Pet scams (puppies, horses, birds, monkeys, etc.)

How to avoid them:
Staying safe is simple - see it before you buy it. Beware of pets that are otherwise expensive or rare being offered for adoption or for very cheap.

More details:

  • It could affect any category such as dogs, cats, horses, birds, monkeys -- anything that tends to be expensive where they can trick you with a really good price.
  • The seller will claim they had to move or give another excuse for why you can't see the animal in person (examples: moved to Africa for missionary or development work, sold the pet but know someone else who might be selling one somewhere else, sold the pet to someone who moved overseas and now they want to sell it back, etc.).
  • They will ask for shipping money even if the animal was initially listed as free. The animal will never arrive.

Job scams

How to avoid them:
If someone offers you a work from home opportunity that involves cashing a check (except for your paycheck after you started working), don't trust them, it might be a scam.

More details:

  • The scammers will give you a "work-from-home" job.
  • They will send you a (fake) check so you can furnish your home office and ask you to send money to various providers for equipment.
  • The equipment will never arrive and your bank will bounce the check after a few weeks. Some people have lost $1000s this way
  • Another danger of "work-from-home" offers is that you might be tricked to invest money in a pyramid scheme and loose it, or end up aiding illegal activities.

Electronics scams

How to avoid them:
Don't buy expensive "brand new" or "unlocked" electronics such as phones or computers from sellers who don't have websites and want to do business through email or chat.

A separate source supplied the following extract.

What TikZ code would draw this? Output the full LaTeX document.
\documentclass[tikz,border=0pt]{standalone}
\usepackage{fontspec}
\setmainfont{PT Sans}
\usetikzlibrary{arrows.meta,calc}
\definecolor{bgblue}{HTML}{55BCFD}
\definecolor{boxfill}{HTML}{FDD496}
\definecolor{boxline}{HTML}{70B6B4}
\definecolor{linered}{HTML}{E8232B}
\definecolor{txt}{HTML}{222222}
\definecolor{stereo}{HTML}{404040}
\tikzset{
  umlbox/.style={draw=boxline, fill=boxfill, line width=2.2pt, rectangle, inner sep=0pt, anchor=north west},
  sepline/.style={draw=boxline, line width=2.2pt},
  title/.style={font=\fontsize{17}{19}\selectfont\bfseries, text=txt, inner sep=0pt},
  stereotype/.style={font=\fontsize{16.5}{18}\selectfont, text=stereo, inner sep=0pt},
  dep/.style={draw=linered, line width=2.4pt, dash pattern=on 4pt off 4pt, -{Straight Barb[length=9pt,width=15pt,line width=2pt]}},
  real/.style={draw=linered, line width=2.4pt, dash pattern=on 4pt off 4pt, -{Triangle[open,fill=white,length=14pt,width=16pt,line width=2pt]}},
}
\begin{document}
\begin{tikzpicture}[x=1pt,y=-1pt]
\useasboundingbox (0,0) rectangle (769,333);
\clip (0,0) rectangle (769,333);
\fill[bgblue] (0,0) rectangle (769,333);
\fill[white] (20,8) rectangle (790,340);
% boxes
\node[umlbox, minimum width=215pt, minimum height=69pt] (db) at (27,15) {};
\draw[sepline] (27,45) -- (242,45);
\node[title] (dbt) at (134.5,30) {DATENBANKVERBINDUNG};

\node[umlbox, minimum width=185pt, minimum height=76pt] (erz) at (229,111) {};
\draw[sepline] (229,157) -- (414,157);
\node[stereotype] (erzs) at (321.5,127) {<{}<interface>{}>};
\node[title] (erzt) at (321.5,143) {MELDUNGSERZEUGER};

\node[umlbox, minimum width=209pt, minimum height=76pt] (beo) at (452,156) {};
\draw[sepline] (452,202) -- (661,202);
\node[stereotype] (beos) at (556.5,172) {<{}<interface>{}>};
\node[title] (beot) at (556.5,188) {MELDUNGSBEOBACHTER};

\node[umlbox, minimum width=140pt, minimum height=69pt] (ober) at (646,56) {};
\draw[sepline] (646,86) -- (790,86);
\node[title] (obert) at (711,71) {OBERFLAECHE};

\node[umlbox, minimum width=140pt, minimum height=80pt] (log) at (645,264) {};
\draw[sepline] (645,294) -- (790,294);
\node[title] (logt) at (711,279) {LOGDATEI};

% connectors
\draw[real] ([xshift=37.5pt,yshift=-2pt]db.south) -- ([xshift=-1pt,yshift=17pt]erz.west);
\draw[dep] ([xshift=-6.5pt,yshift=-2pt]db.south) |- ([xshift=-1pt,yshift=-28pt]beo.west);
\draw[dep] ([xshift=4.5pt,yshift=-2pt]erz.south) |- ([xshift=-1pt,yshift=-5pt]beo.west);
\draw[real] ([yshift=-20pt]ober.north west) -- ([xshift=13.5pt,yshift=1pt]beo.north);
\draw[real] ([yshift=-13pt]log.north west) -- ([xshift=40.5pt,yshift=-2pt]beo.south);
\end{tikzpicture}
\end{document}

You have no guarantee they will send you the item back. Only buy items like this in person or on reputable retail websites.

More details:

  • Ads for unlocked expensive phones, brand-new brand-name electronics.
  • Usually, the scammers will simply take your money and never send the goods.
  • This one is harder to tell, but we advise that you only buy electronics in person, or from someone you know. Don't buy from someone who seems to have a lot of different items and is dealing through an email address or chat and doesn't have a professional-looking website. If they have a website, they might be a legitimate seller, but it is not guaranteed.

Fake rentals

How to avoid them:
Don't rent a place unless you were able to see it in person. If you are moving to a different place or renting a vacation rental, don't pay the deposit until you have talked to the person on the phone and established that they are trustworthy.

More details:

  • The scammers will post an ad for an apartment for rent that is very cheap.
  • Usually, they copy legitimate ads for real apartments and decrease the price.
  • They will ask you to send them money for deposit and shipment of the keys, but the rental is not real.

Fraudulent renters

How to avoid them:
Don't accept any reason for why you should send the renter money before they sign a lease.

More details:

  • They will tell you they really want to rent your apartment, but are overseas or somewhere far. (Examples: models from London, professors from overseas, etc.).
  • They will offer to send you a check for rent and deposit as soon as possible, but then make up an excuse and ask you to send them all or some of the money back. (Examples: they changed their mind, they sent too much by mistake, the check was too large because it was from their agency, etc.)
  • The check is fake and your bank will bounce it in a few weeks.

Fraudulent buyers

How to avoid them:
We do all we can to stop scammers from contacting you, but if you get a message from a buyer offering to pay more than you are asking or asking you to ship to a foreign country, don't reply to them. Never cash a check from someone you haven't met in person, it might be fake. If you forward the suspicious message you received to, our Trust & Safety mechanisms will analyze the message and possibly stop the user from contacting other people.

More details:

  • They will ask if you would be willing to ship your item, often to overseas. (Examples: it's a gift for someone who is studying or working in Africa, it's for their client, etc.)
  • At best, you will ship your item and not receive any money.
  • They might send you a check for more money than you asked for and ask you to send some amount back under a complicated excuse. (Examples: send money to their "shipping agent", the check was from their "client" and they ask you to send them their cut, they made a mistake, etc.).
  • The check is fake and your bank will bounce it in a few weeks.

Fraudsters posing as Oodle or other known sites

How to avoid them:
Oodle does not handle any aspect of the financial transaction, does not provide "Bills of Sale", or any escrow services. If you are not sure if an email is from us, contact us here.

How to tell a scammer.

The best way to tell a scam is to be familiar with popular scams that occur these days. However, in addition to that, scammers often share some of these other characteristics:

  • The grammar and spelling in the listing or the messages is poor.
  • They don't answer your questions.
  • They don't send you the additional pictures you asked for.
  • They make up elaborate excuses for why they can't meet in person.
  • They create a sense of urgency, pressuring you to finish the transaction fast.
  • They avoid talking on the phone (for example, they are never home when you call).